La capital de la Plana almacena recuerdos, como se tratara de insignificantes souvenirs, de casi todos los regímenes que ha tenido España en los últimos dos siglos. Ya hemos hablado, en estas mismas páginas dominicales, de la huella que dejó la adscripción a la causa liberal con el Obelisco del parque de Ribalta, erigido en memoria de los héroes del sitio de 1837. Y lo mismo sucede con el mural del salón de plenos y con el laurel ya desaparecido de la plaza Mayor, que ahora reverdece en la plaza de la Muralla. También, de la evocación que nos dejó el breve reinado de Amadeo de Saboya, con la concesión de un huerto para los sogueros que atendían la industria del cáñamo.

En una ocasión anterior también nos referimos, a la contribución de Cardona Vives para que el pronunciamiento de Martínez Campos a favor de la restauración de Alfonso XII no tuviera lugar en Castelló y se realizara en Sagunto. De este modo el que quiera evocar a este rey no hallará en nuestras calles más que el eco difuso de sus amantes de la Plana y el puesto de castañas de la Porta del Sol, ahora vacío, que le fue concedido a perpetuidad a Águeda Urban, por haber bailado en la boda con María de Mercedes.

Después, ya con su hijo Alfonso XIII instalado en el trono, Castelló se preparó para recibir su visita, pero, de ésta, no han sobrevivido los tres hitos que la protagonizaron. De una parte la callejuela del Pes de la Farina (detrás de la arciprestal de Santa María) que, por su estrechez, impidió que el carruaje regio maniobrase para salir del laberíntico entorno de la plaza del ayuntamiento. De otro lado, la Panderola, que descarriló con el rey como ilustre pasajero y el gen tío tuvo que auparla de nuevo sobre las vías. Y, por último, la casa de los baños de la calle Navarra que regentó «el Reiet», un individuo del que se llegó a decir que era hermano natural del monarca.

Del tiempo de la dictadura de Primo de Rivera nos queda la Farola, el monumento lumínico en hierro con el que se conmemoró la coronación de la Lledonera.

Ecos de las dos repúblicas

La Segunda República nos legó una impronta que aún perdura y que, contra todo pronóstico, sobrevivió durante el franquismo. Así, presidiendo la cornisa de la Cámara Agraria, del Camí de Lledó, se puede contemplar un escudo de España con la corona murada que sustituyó a la corona de los borbones. Lo mismo sucede en el edificio de Correos y Telégrafos que, habiéndose concluido en 1932, también introdujo esta simbología en los azulejos. Pero en los días sucesivos al 14 de abril de 1931, la sinyó Pepeta, vecina de la plaza Tetuán, fue despertada por el ruido de la piqueta; era el estruendo que provocaban los que estaban retirando el escudo monárquico que lucía este bello edificio modernista.

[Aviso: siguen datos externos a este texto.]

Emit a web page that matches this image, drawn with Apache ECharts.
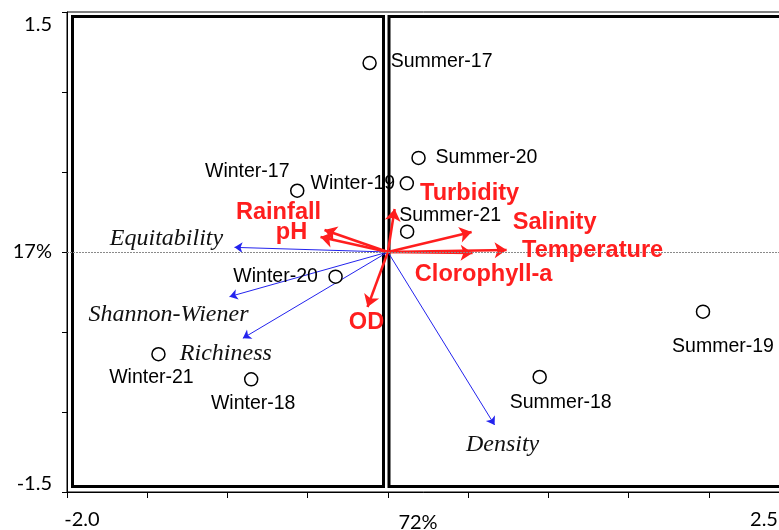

Como siempre sucede, casi se nos olvida el corto período de la Primera República (1873-74). De ella sólo se conserva (en el museo de Fadrell) la placa del vial que la ciudad dedicó a su presidente Francesc Pi i Margall (hoy, calle Trinidad). El mérito de que se salvaguarde se debe a dos personas: el señor Sanchis, de confesas afinidades republicanas, y Vicente Pla, el último alcalde franquista. El primero halló abandonada la placa en la perrera municipal y fue a pedírsela al jerarca Pancheta. Éste no quiso entregársela, esgrimiendo un curioso pretexto: «Ferran, ¿qui sap si algun dia no la volen tornar a posar al puesto?